Tensions involving Iran, global shipping routes, and oil supply disruptions have contributed to sharp swings in energy markets. Higher oil prices can quickly feed into transportation, manufacturing, and consumer costs, complicating the Fed’s battle against inflation.

Recent market volatility reflects those fears.

Global equities have stumbled while bond markets continue experiencing heavy selling pressure. Investors increasingly worry that a combination of war-related inflation and large-scale government borrowing could keep yields elevated for an extended period.

Warsh inherits this environment at a particularly sensitive moment for the American economy.

Consumer spending remains relatively resilient, labor markets are still historically strong, and corporate earnings in several sectors continue outperforming expectations. Yet inflation remains above the Fed’s long-term comfort zone, leaving policymakers trapped between competing risks. Tighten too much, and growth could stall. Ease too early, and inflation could surge again.

Inside the Fed, those disagreements are becoming harder to ignore.

Recent policy meetings reportedly revealed meaningful differences among officials regarding whether current interest rates are sufficiently restrictive.
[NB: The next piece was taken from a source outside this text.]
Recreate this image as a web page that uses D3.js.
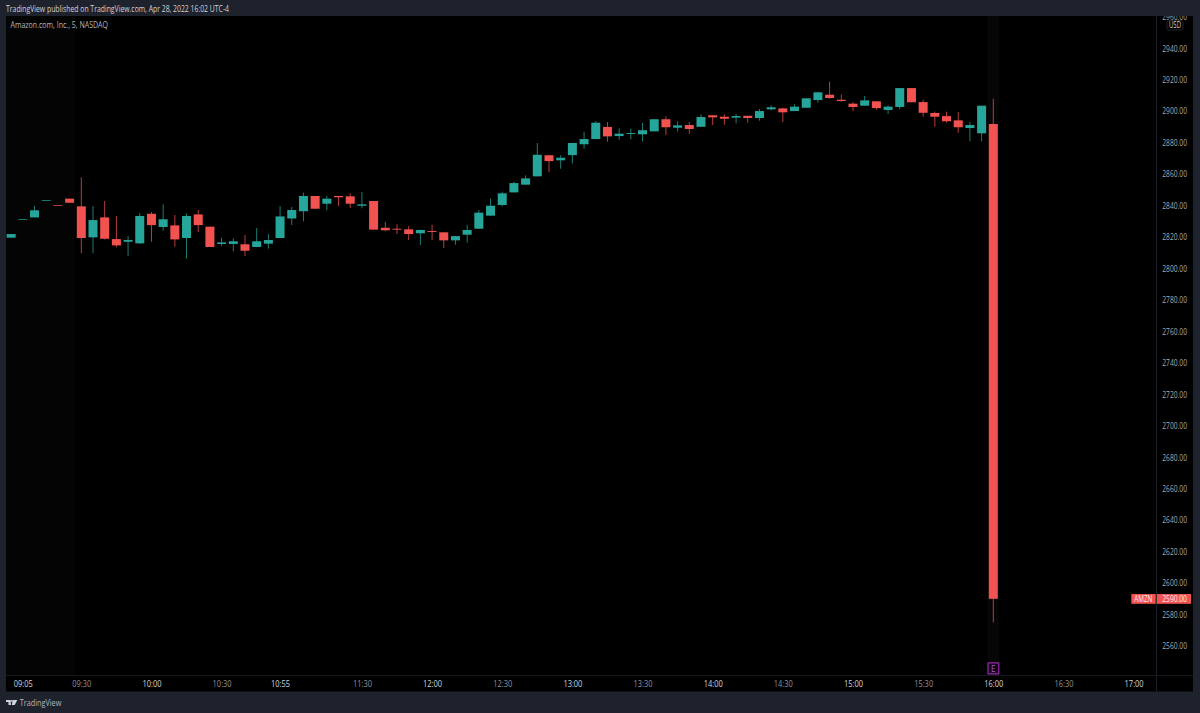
<!DOCTYPE html>
<html><head><meta charset="utf-8">
<script src="https://cdn.jsdelivr.net/npm/d3@7"></script>
<style>html,body{margin:0;padding:0;background:#1e222d;overflow:hidden}svg{display:block}text{font-family:"Open Sans","Noto Sans",sans-serif}</style>
</head><body><svg id="c" width="1200" height="713"></svg>
<script>
const opens=[2819.6,2831.2,2832.5,2843.3,2840.3,2844.4,2839.5,2819.8,2832.5,2818.7,2817,2816,2834.8,2826.4,2827.4,2819.4,2834.4,2826.6,2815.6,2815.6,2815.4,2813.7,2815.8,2819.4,2831.8,2836.4,2846.1,2841.2,2846.1,2845.9,2839.9,2842.9,2825.9,2825.3,2824.9,2822.4,2823.8,2823,2817.9,2821.5,2825.3,2833.6,2840.4,2848.4,2853.3,2858.6,2872,2868.8,2872.1,2879,2882.3,2890,2884.2,2885.5,2885.3,2887.2,2894.9,2889.5,2891.2,2890.1,2897.4,2896.5,2895.9,2897.1,2895.7,2901.2,2901.8,2900.1,2902.2,2907.1,2910.5,2907.3,2904.8,2903.5,2906.3,2900.8,2902.7,2914.7,2905.8,2898.9,2896.9,2894.2,2889.3,2885.95,2891.9];
const highs=[2821.9,2831.5,2839.9,2843.5,2840.3,2844.4,2858,2839.7,2842.9,2833.4,2820.6,2835.1,2835.9,2840.8,2834,2835.1,2837.2,2826.6,2819.6,2819.2,2821.3,2825.7,2821.9,2839.8,2839.1,2848.2,2846.1,2846.1,2846.1,2847.8,2848.6,2842.9,2829.7,2828.1,2827,2824.8,2827.8,2823,2820.6,2827.8,2837.2,2844.4,2848.8,2855.2,2859.2,2879.8,2872,2872,2879.8,2887,2893.8,2893.1,2889.1,2888.9,2892.5,2894.9,2896.8,2893.6,2893.1,2898,2897.4,2898,2898.2,2897.1,2901.4,2903.9,2902.2,2904.4,2908.2,2912.4,2918.8,2910.7,2905.7,2909.7,2906.3,2903.7,2914.7,2914.7,2907.3,2899.7,2899.7,2899.5,2893.3,2903.5,2907.9];
const lows=[2819.6,2831.2,2832.5,2843.3,2840.1,2841.8,2809.7,2809.7,2818.5,2813.5,2808.1,2815.6,2817,2824,2813.8,2806.2,2823.2,2813.7,2814.3,2810.9,2807.9,2813.5,2812.6,2819.4,2827.6,2830,2838,2837,2839.7,2838.6,2838.3,2824.7,2823.8,2821.9,2818.1,2814.9,2818.1,2813,2815.1,2816.4,2825.3,2833.6,2839.5,2848.4,2853.3,2858.6,2861.3,2863.4,2866.7,2876.2,2882.3,2880.6,2881.9,2882.1,2880.9,2887.2,2884.9,2887,2885.7,2890.1,2891.2,2891.4,2892.3,2892.7,2894,2900.6,2893.1,2900.1,2902.2,2905.4,2907.9,2906,2900.1,2903.5,2900.95,2898.2,2901.2,2905.7,2896.5,2890.1,2892.7,2886.3,2880.9,2880.9,2575];
const closes=[2821.9,2831.5,2837,2843.5,2840.1,2841.8,2819.4,2830.8,2818.9,2814.7,2818.1,2833.4,2827.6,2831.3,2818.5,2833.4,2827.6,2813.7,2816.6,2817.3,2811.3,2817.3,2818.1,2833.1,2837.2,2846.1,2838,2844.4,2845.3,2841.2,2840.8,2824.7,2824.3,2824.7,2821.9,2824.5,2823.2,2817.9,2820.6,2824.5,2835.5,2839.9,2847.8,2854.3,2857.3,2872.3,2868.3,2870.4,2879.8,2882.3,2892.7,2884,2885.7,2886.1,2887.9,2894.9,2889.8,2891,2888.7,2896.3,2896.1,2895.2,2896.9,2895.7,2900.1,2902.5,2899.3,2902.9,2908.2,2912,2908.4,2906.5,2902.7,2906.9,2902,2902.9,2914.7,2905.7,2899,2896.5,2893.6,2889.8,2891.2,2903.5,2590];
const priceTicks=[2560,2580,2600,2620,2640,2660,2680,2700,2720,2740,2760,2780,2800,2820,2840,2860,2880,2900,2920,2940,2960];
const timeTicks=["09:05","09:30","10:00","10:30","10:55","11:30","12:00","12:30","13:00","13:30","14:00","14:30","15:00","15:30","16:00","16:30","17:00"];
const majorTicks=["09:05","10:00","10:55","12:00","13:00","14:00","15:00","16:00","17:00"];
const heading="TradingView published on TradingView.com, Apr 28, 2022 16:02 UTC-4";
const symbolName="Amazon.com, Inc., 5, NASDAQ";
const lastPrice=2590, earningsTime="16:00";

const UP="#26a69a",DOWN="#f25350",BG="#1e222d",TXT="#a6a9b2";
const svg=d3.select("#c");
const L=6,T=16,R=1193,B=691.5,PX=1156.5,TY=675.5;
const toMin=s=>{const p=s.split(":");return +p[0]*60+ +p[1]};
const x=d3.scaleLinear().domain([toMin("09:30"),toMin("16:00")]).range([81.3,993.3]);
const y=d3.scaleLinear().domain([2560,2940]).range([646,48.3]);
const rows=opens.map((o,i)=>({m:540+i*5,o,h:highs[i],l:lows[i],c:closes[i]}));
// condense a text to a target pixel width
const fit=(sel,w)=>sel.attr("lengthAdjust","spacingAndGlyphs").attr("textLength",w);

svg.append("rect").attr("width",1200).attr("height",713).attr("fill",BG);
svg.append("rect").attr("x",L).attr("y",T).attr("width",R-L).attr("height",B-T).attr("fill","#000");
const defs=svg.append("defs");
defs.append("clipPath").attr("id","pa").append("rect").attr("x",L).attr("y",T).attr("width",PX-L).attr("height",TY-T);
defs.append("clipPath").attr("id","sa").append("rect").attr("x",PX).attr("y",T).attr("width",R-PX).attr("height",TY-T);

// session shading
svg.append("rect").attr("x",L).attr("y",T).attr("width",x(toMin("09:30"))-6-L).attr("height",TY-T).attr("fill","#040404");
svg.append("rect").attr("x",x(toMin("16:00"))-6).attr("y",T).attr("width",12).attr("height",TY-T).attr("fill","#060606");

const plot=svg.append("g").attr("clip-path","url(#pa)");
const g=plot.selectAll("g").data(rows).join("g");
g.append("line").attr("x1",d=>x(d.m)).attr("x2",d=>x(d.m)).attr("y1",d=>y(d.h)).attr("y2",d=>y(d.l))
 .attr("stroke",d=>d.c>=d.o?UP:DOWN).attr("stroke-width",1).attr("stroke-opacity",.75);
g.append("rect").attr("x",d=>x(d.m)-4.5).attr("width",9)
 .attr("y",d=>y(Math.max(d.o,d.c))).attr("height",d=>Math.max(.7,Math.abs(y(d.o)-y(d.c))))
 .attr("fill",d=>d.c>=d.o?UP:DOWN);

// separators
svg.append("line").attr("x1",L).attr("x2",R).attr("y1",TY).attr("y2",TY).attr("stroke","#16181f");
svg.append("line").attr("x1",PX).attr("x2",PX).attr("y1",T).attr("y2",B).attr("stroke","#1b1e27");

// price axis
const pa=svg.append("g").attr("clip-path","url(#sa)")
 .append("g").attr("transform",`translate(${PX},0)`)
 .call(d3.axisRight(y).tickValues(priceTicks).tickSize(0).tickPadding(5.8).tickFormat(d3.format(".2f")));
pa.select(".domain").remove();
pa.selectAll("text").attr("fill",TXT).attr("font-size",8.6).attr("font-family",'"Open Sans",sans-serif').call(fit,24.7);

// USD box
svg.append("rect").attr("x",1167).attr("y",20.5).attr("width",16).attr("height",9.5).attr("rx",2).attr("fill","#000").attr("stroke","#2a2e39").attr("stroke-width",.8);
svg.append("text").attr("x",1175).attr("y",28).attr("text-anchor","middle").attr("font-size",8.4).attr("fill","#d1d4dc").text("USD").call(fit,12);

// last price tags
svg.append("rect").attr("x",1131.3).attr("y",y(lastPrice)-4.8).attr("width",24.4).attr("height",9.8).attr("fill",DOWN);
svg.append("rect").attr("x",PX+.3).attr("y",y(lastPrice)-4.8).attr("width",34.2).attr("height",9.8).attr("fill",DOWN);
svg.append("text").attr("x",1143.3).attr("y",y(lastPrice)+3).attr("text-anchor","middle").attr("font-size",8.2).attr("fill","#ffe9e8").text("AMZN").call(fit,18);
svg.append("text").attr("x",1174.6).attr("y",y(lastPrice)+3).attr("text-anchor","middle").attr("font-size",8.6).attr("fill","#ffe9e8").text(d3.format(".2f")(lastPrice)).call(fit,24.7);

// time axis
const ta=svg.append("g").attr("transform",`translate(0,${TY})`)
 .call(d3.axisBottom(x).tickValues(timeTicks.map(toMin)).tickSize(0).tickPadding(5.6)
  .tickFormat(m=>timeTicks[timeTicks.map(toMin).indexOf(m)]));
ta.select(".domain").remove();
ta.selectAll("text").attr("font-size",8.6).attr("font-family",'"Open Sans",sans-serif')
 .attr("fill",(m,i)=>majorTicks.includes(timeTicks[i])?"#d1d4dc":"#8f929b").call(fit,19);

// earnings marker
const ex=x(toMin(earningsTime));
svg.append("rect").attr("x",ex-5.3).attr("y",662.8).attr("width",10.8).attr("height",11).attr("rx",.6).attr("fill","#10041a").attr("stroke","#9c27b0").attr("stroke-width",1.2);
svg.append("text").attr("x",ex+.1).attr("y",671.6).attr("text-anchor","middle").attr("font-size",8.4).attr("fill","#9c5cc0").text("E");

// headers
svg.append("text").attr("x",6).attr("y",11.5).attr("font-size",8.7).attr("fill","#d1d4dc").text(heading).call(fit,223);
svg.append("text").attr("x",10.5).attr("y",27.5).attr("font-size",8.6).attr("fill","#b2b5be").text(symbolName).call(fit,97.5);

// logo + footer
svg.append("path").attr("fill","#d1d4dc").attr("d","M6 700h4.8v5h-2.3v-2.9H6z M12.9 700h4.4l-2.6 5h-3z");
svg.append("circle").attr("cx",11.9).attr("cy",701).attr("r",.95).attr("fill","#d1d4dc");
svg.append("text").attr("x",19.7).attr("y",706).attr("font-size",9).attr("fill","#b2b5be").text("TradingView").call(fit,41.6);
</script></body></html>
Some members fear that inflation expectations could become entrenched if the central bank appears hesitant. Others argue that the delayed effects of previous tightening have not yet fully hit the economy.

Warsh’s first few months may therefore define not only his own legacy, but also the direction of global markets heading into 2027.

Currency traders, bond investors, banks, and multinational corporations all depend heavily on Federal Reserve policy signals. Even subtle changes in tone can trigger massive shifts across global asset prices.

Already, the U.S. dollar has strengthened as rising Treasury yields attract international investors seeking higher returns. Emerging markets, meanwhile, are feeling pressure as higher American rates tighten global financial conditions.

For ordinary Americans, the implications are equally significant.

Higher bond yields mean more expensive mortgages, higher credit card rates, tougher borrowing conditions for businesses, and potentially slower economic growth over time. At the same time, persistent inflation continues eroding purchasing power for households already strained by years of elevated prices.

That is why Warsh’s balancing act matters so profoundly.

He must convince markets that the Federal Reserve remains committed to controlling inflation while also avoiding unnecessary economic damage. He must preserve institutional independence while navigating political expectations. And he must provide enough clarity to stabilize markets without overcommitting the central bank to rigid policy paths.

The world now waits to see whether Kevin Warsh can meet that moment — or whether a divided Fed and volatile global economy will push the central bank into one of its most turbulent eras in decades.